Now I’m emphasizing this because I think this is a wonderful model for many of the issues that we’ll be facing and the movements that will be arising going forward. And that is to say, we really cannot expect much success if we simply react to injustice or any other kind of issue that has to be addressed, we have to prepare.

And that’s not such a terrible thing because nonviolence is really a wonderful way to live. I’m now quoting George Lakey, a friend of ours from Philadelphia we’ve interviewed.

So, this is another environmental struggle I’d like to talk about briefly. It’s in Peru and there’s a group of Indigenous women there, like the Chipko movement that arose in Himalaya years ago.

And once again, they are not breaking the law. They are upholding a law very much like what we see in Brazil with the movement from landless workers.
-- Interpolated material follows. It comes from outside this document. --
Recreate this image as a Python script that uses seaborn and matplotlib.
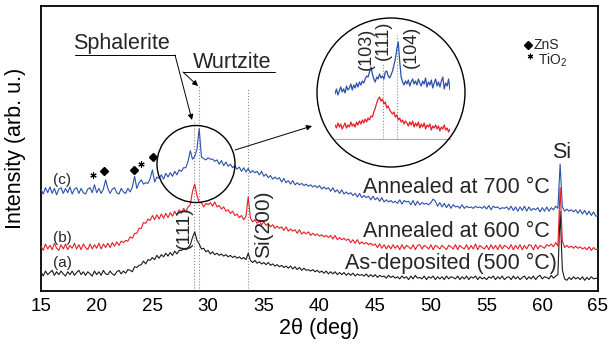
import numpy as np
import pandas as pd
import matplotlib
matplotlib.use("Agg")
import matplotlib.pyplot as plt
import seaborn as sns
from matplotlib.patches import Ellipse, FancyArrowPatch
from matplotlib.lines import Line2D

sns.set_style("white")
plt.rcParams["font.family"] = ["Liberation Sans", "DejaVu Sans"]
plt.rcParams["mathtext.fontset"] = "custom"
plt.rcParams["mathtext.rm"] = "Liberation Sans"
plt.rcParams["mathtext.it"] = "Liberation Sans"

# ---------------- data ----------------
two_theta = np.linspace(15, 65, 251)  # 0.2 deg grid

as_deposited = [
    27, 21, 28, 23, 26, 29, 22, 27, 23, 28,
    24, 21, 27, 23, 28, 22, 26, 29, 23, 27,
    22, 27, 24, 21, 28, 23, 27, 22, 29, 24,
    23, 28, 24, 22, 27, 29, 24, 28, 25, 30,
    29, 27, 34, 33, 36, 37, 42, 38, 44, 43,
    47, 44, 50, 46, 51, 48, 53, 49, 54, 50,
    56, 52, 57, 57, 59, 58, 61, 65, 75, 83,
    71, 66, 59, 60, 55, 57, 52, 55, 51, 53,
    50, 52, 49, 51, 48, 50, 47, 49, 46, 48,
    45, 47, 44, 53, 43, 40, 43, 39, 41, 38,
    40, 37, 40, 36, 38, 35, 37, 34, 36, 33,
    35, 32, 35, 31, 34, 30, 33, 29, 32, 29,
    30, 28, 30, 27, 29, 26, 28, 25, 28, 24,
    27, 24, 27, 23, 26, 23, 26, 22, 25, 22,
    25, 21, 24, 22, 23, 21, 24, 20, 23, 20,
    23, 19, 22, 20, 21, 18, 22, 19, 21, 18,
    20, 17, 21, 18, 20, 16, 21, 17, 22, 18,
    19, 17, 21, 16, 20, 18, 21, 16, 20, 17,
    20, 16, 21, 17, 20, 19, 17, 21, 16, 20,
    17, 21, 16, 20, 18, 21, 16, 20, 17, 19,
    16, 20, 18, 21, 16, 20, 17, 21, 16, 19,
    20, 16, 21, 17, 20, 16, 19, 21, 16, 20,
    17, 21, 16, 20, 22, 17, 20, 19, 17, 22,
    18, 21, 23, 112, 30, 17, 15, 19, 16, 20,
    17, 19, 16, 20, 15, 19, 16, 20, 17, 18,
    17,
]

annealed_600 = [
    63, 57, 66, 59, 64, 58, 67, 60, 57, 65,
    59, 66, 58, 64, 60, 67, 59, 65, 58, 66,
    61, 58, 66, 59, 65, 60, 67, 59, 66, 61,
    67, 61, 68, 63, 69, 64, 70, 68, 71, 70,
    76, 74, 81, 81, 88, 88, 96, 95, 101, 99,
    106, 100, 107, 101, 108, 102, 109, 103, 110, 105,
    112, 106, 114, 109, 116, 111, 118, 121, 140, 150,
    134, 124, 124, 118, 123, 121, 124, 119, 125, 118,
    120, 115, 118, 112, 114, 109, 112, 106, 108, 103,
    106, 100, 105, 132, 102, 97, 100, 95, 98, 93,
    97, 92, 95, 90, 93, 88, 91, 88, 90, 85,
    90, 84, 87, 84, 86, 81, 86, 80, 83, 80,
    83, 78, 81, 78, 80, 77, 79, 76, 78, 75,
    78, 73, 78, 72, 75, 72, 74, 71, 73, 68,
    72, 67, 72, 66, 69, 66, 68, 65, 67, 64,
    66, 61, 66, 60, 65, 59, 64, 59, 65, 60,
    64, 58, 65, 59, 64, 62, 59, 65, 58, 64,
    65, 59, 64, 62, 59, 65, 58, 64, 62, 59,
    64, 61, 58, 64, 62, 59, 65, 58, 64, 61,
    59, 65, 58, 64, 59, 66, 58, 64, 61, 59,
    64, 58, 65, 59, 64, 58, 65, 59, 64, 62,
    59, 65, 58, 64, 59, 65, 58, 64, 59, 65,
    64, 58, 65, 59, 64, 62, 60, 65, 63, 66,
    62, 68, 63, 145, 70, 61, 64, 61, 63, 60,
    63, 60, 62, 59, 61, 58, 62, 57, 61, 58,
    59,
]

annealed_700 = [
    143, 136, 145, 138, 146, 137, 144, 135, 143, 145,
    137, 144, 138, 146, 136, 143, 145, 137, 144, 138,
    136, 143, 145, 138, 149, 138, 144, 137, 143, 156,
    144, 137, 143, 145, 138, 136, 144, 139, 137, 144,
    139, 146, 161, 144, 152, 156, 150, 152, 151, 158,
    170, 153, 160, 158, 163, 157, 165, 160, 166, 161,
    168, 163, 170, 168, 173, 173, 182, 197, 185, 189,
    199, 228, 188, 186, 184, 187, 185, 185, 182, 184,
    178, 183, 176, 181, 175, 178, 173, 176, 171, 174,
    168, 173, 167, 172, 166, 169, 166, 168, 163, 168,
    161, 164, 159, 162, 157, 160, 157, 159, 153, 158,
    152, 155, 150, 155, 149, 152, 149, 151, 148, 150,
    147, 149, 146, 148, 145, 148, 143, 146, 143, 145,
    140, 145, 139, 142, 137, 142, 136, 139, 136, 138,
    134, 137, 132, 137, 131, 134, 131, 133, 128, 133,
    128, 131, 126, 131, 125, 128, 125, 127, 124, 126,
    123, 128, 122, 127, 125, 126, 121, 127, 120, 126,
    121, 124, 122, 123, 121, 124, 129, 126, 119, 124,
    118, 123, 117, 122, 116, 121, 118, 119, 116, 121,
    116, 119, 117, 118, 116, 119, 117, 118, 116, 119,
    115, 120, 114, 119, 117, 118, 115, 117, 116, 118,
    114, 119, 113, 118, 112, 118, 113, 119, 112, 118,
    113, 116, 114, 117, 111, 117, 112, 118, 112, 117,
    114, 119, 116, 178, 118, 112, 115, 112, 114, 111,
    114, 109, 114, 108, 113, 107, 112, 106, 111, 105,
    106,
]

# inset (27-31 deg, 0.05 deg grid)
inset_theta = np.linspace(27, 31, 81)
inset_700 = [
    45, 50, 44, 48, 52, 47, 50, 46, 53, 49,
    51, 55, 49, 54, 51, 56, 52, 57, 54, 58,
    56, 60, 63, 62, 67, 72, 65, 60, 57, 62,
    60, 65, 61, 63, 60, 67, 68, 63, 61, 64,
    68, 74, 80, 90, 97, 78, 62, 57, 54, 58,
    55, 59, 53, 57, 60, 55, 58, 54, 60, 56,
    53, 58, 55, 61, 52, 57, 54, 59, 51, 56,
    60, 53, 57, 52, 58, 62, 50, 56, 53, 60,
    49,
]
inset_600 = [
    14, 11, 16, 12, 15, 10, 13, 16, 11, 14,
    12, 17, 13, 15, 12, 17, 14, 18, 15, 19,
    16, 20, 17, 21, 19, 23, 22, 27, 31, 36,
    40, 42, 38, 40, 35, 37, 31, 33, 29, 27,
    25, 27, 22, 24, 19, 21, 17, 19, 15, 18,
    16, 13, 17, 14, 18, 12, 16, 13, 17, 11,
    15, 12, 16, 10, 14, 12, 15, 9, 13, 11,
    14, 10, 13, 8, 12, 10, 14, 9, 11, 7,
    10,
]

zns_peaks_x = [20.66, 23.35, 25.05]
zns_peaks_y = [169, 170, 188]
tio2_peaks_x = [19.69, 23.95]
tio2_peaks_y = [163, 178]

x_ticks = [15, 20, 25, 30, 35, 40, 45, 50, 55, 60, 65]

BLUE = "#2b50ad"
RED = "#e61e26"
BLACK = "#1a1a1a"
GRAY = "#8a8a8a"

# ---------------- figure ----------------
W, H = 610, 348
fig = plt.figure(figsize=(W / 100, H / 100), dpi=100)


def fx(x):
    return x / W


def fy(y):
    return 1 - y / H


def ftext(x, y, s, **kw):
    fig.text(fx(x), fy(y), s, **kw)


ax = fig.add_axes([fx(41), fy(291), 557 / W, 285 / H])

df = pd.DataFrame({"two_theta": two_theta, "a": as_deposited,
                   "b": annealed_600, "c": annealed_700})

# reference dotted lines
ax.plot([28.7, 28.7], [0, 240], ls=":", color=GRAY, lw=0.8, zorder=1)
ax.plot([29.15, 29.15], [0, 288], ls=":", color=GRAY, lw=0.8, zorder=1)
ax.plot([33.6, 33.6], [0, 283], ls=":", color=GRAY, lw=0.8, zorder=1)

for col, c in [("a", BLACK), ("b", RED), ("c", BLUE)]:
    sns.lineplot(data=df, x="two_theta", y=col, ax=ax, color=c, lw=0.8,
                 estimator=None, sort=False, legend=False, zorder=3)

ax.plot(zns_peaks_x, zns_peaks_y, ls="none", marker="D", ms=4.5, color="k", zorder=4)
ax.plot(tio2_peaks_x, tio2_peaks_y, ls="none", marker=(6, 2, 0), ms=4.5,
        mew=0.8, color="k", zorder=4)

ax.set_xlim(15, 65)
ax.set_ylim(0, 400)
ax.set_xticks(x_ticks)
ax.set_xticklabels([str(t) for t in x_ticks])
ax.set_yticks([100, 200, 300])
ax.set_yticklabels([])
ax.tick_params(direction="in", length=4, width=1.0, labelsize=13.5, pad=5,
               color="k", labelcolor="k")
for s in ax.spines.values():
    s.set_color("k")
    s.set_linewidth(1.3)
ax.set_xlabel("2θ (deg)", fontsize=15.5, labelpad=2, color="k")
ax.set_ylabel("Intensity (arb. u.)", fontsize=15.5, labelpad=6, color="k")

# ---------------- inset ----------------
axin = fig.add_axes([fx(335), fy(139), 115 / W, 109 / H])
axin.patch.set_alpha(0)
axin.plot([28.68, 28.68], [0, 76], ls=":", color=GRAY, lw=0.8)
axin.plot([29.17, 29.17], [0, 104], ls=":", color=GRAY, lw=0.8)
sns.lineplot(x=inset_theta, y=inset_600, ax=axin, color=RED, lw=0.9,
             estimator=None, sort=False, legend=False)
sns.lineplot(x=inset_theta, y=inset_700, ax=axin, color=BLUE, lw=0.9,
             estimator=None, sort=False, legend=False)
axin.set_xlim(27, 31)
axin.set_ylim(0, 109)
axin.set_xticks([28, 29, 30])
axin.set_xticklabels([])
axin.set_yticks([])
axin.set_xlabel("")
axin.set_ylabel("")
for side in ["top", "left", "right"]:
    axin.spines[side].set_visible(False)
axin.spines["bottom"].set_color("#aaaaaa")
axin.spines["bottom"].set_linewidth(0.8)
axin.tick_params(axis="x", direction="in", length=3, width=0.8, color="#aaaaaa")

# circles and arrows
fig.add_artist(Ellipse((fx(196), fy(164)), 2 * 39 / W, 2 * 38.5 / H,
                       transform=fig.transFigure, fill=False, ec="k", lw=1.0))
fig.add_artist(Ellipse((fx(391), fy(92.5)), 2 * 74 / W, 2 * 74.5 / H,
                       transform=fig.transFigure, fill=False, ec="k", lw=1.0))


def arrow(p0, p1):
    fig.add_artist(FancyArrowPatch((fx(p0[0]), fy(p0[1])), (fx(p1[0]), fy(p1[1])),
                                   transform=fig.transFigure, arrowstyle="-|>",
                                   mutation_scale=8, lw=0.7, color="k",
                                   shrinkA=0, shrinkB=0))


def line(p0, p1):
    fig.add_artist(Line2D([fx(p0[0]), fx(p1[0])], [fy(p0[1]), fy(p1[1])],
                          transform=fig.transFigure, color="k", lw=0.7))


arrow((235, 150), (312, 126))
line((75, 55), (175, 55))
arrow((175, 55), (192, 120))
line((183, 72), (275, 72))
arrow((183, 72), (198, 86))

# ---------------- texts ----------------
ftext(73, 48.5, "Sphalerite", fontsize=15.5, ha="left", va="baseline")
ftext(193, 68, "Wurtzite", fontsize=15.5, ha="left", va="baseline")
ftext(62, 180, "(c)", fontsize=11, ha="center", va="center")
ftext(62, 238, "(b)", fontsize=11, ha="center", va="center")
ftext(62, 263, "(a)", fontsize=11, ha="center", va="center")
ftext(363, 193, "Annealed at 700 °C", fontsize=15.5, ha="left", va="baseline")
ftext(363, 237, "Annealed at 600 °C", fontsize=15.5, ha="left", va="baseline")
ftext(345, 269, "As-deposited (500 °C)", fontsize=15.5, ha="left", va="baseline")
ftext(562, 158, "Si", fontsize=15.5, ha="center", va="baseline")
ftext(264, 224, "Si(200)", fontsize=15, rotation=90, ha="center", va="center")
ftext(184, 228, "(111)", fontsize=14, rotation=90, ha="center", va="center")
ftext(366.5, 49, "(103)", fontsize=13, rotation=90, ha="center", va="center")
ftext(383, 40, "(111)", fontsize=13, rotation=90, ha="center", va="center")
ftext(411.5, 47, "(104)", fontsize=13, rotation=90, ha="center", va="center")

# legend
fig.add_artist(Line2D([fx(528)], [fy(45)], marker="D", ms=4, color="k",
                      transform=fig.transFigure))
fig.add_artist(Line2D([fx(530)], [fy(56)], marker=(6, 2, 0), ms=4, mew=0.8,
                      color="k", transform=fig.transFigure))
ftext(533, 49.3, "ZnS", fontsize=10, ha="left", va="baseline")
ftext(538, 65, "TiO$_2$", fontsize=10, ha="left", va="baseline")

fig.savefig("out.png", dpi=100)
In this case, there’s a river, the Maranon River. It’s a sacred waterway. It flows from the Andes to the Amazon. They have recently managed to achieve a legal victory in protecting that river.

It’s a big step forward in the fight against climate change and elevating the concept of the rights of nature. And both these things were debated recently at the Pan-Amazonian Social Forum in Bolivia.

Well, friends, I am running very short on time. I just want to mention that there is a rising xenophobia in Europe and left-center groups have been finally uniting against this form of neo-fascism.

And I’m reminded of something I overheard in a train and the UK when an announcement came over the loudspeaker telling us what the next stop was or something. This person giving the announcement was obviously Indian, and a woman sitting across from me said, you don’t feel at home anymore, even in your own country. So, this is where xenophobia starts.

And how is it going to stop? Here again, I’d like to mention a resource, an experiment that was carried out in Princeton by two women called Wheeler and Fiske, who were able to bypass the reaction of otherness, when you see someone from a different race, by getting people to think about simple things, like, what kind of peanut butter does this person like, the person whose picture you’re looking at?

And so, until we can establish unity in diversity, that’s our basic window onto the world. I think little techniques like this that help us draw attention to our human identity will be the way to overcome xenophobia, and by extension, just about all forms of violence. So, thank you very much for listening, and I hope to be speaking with you again in our next episode.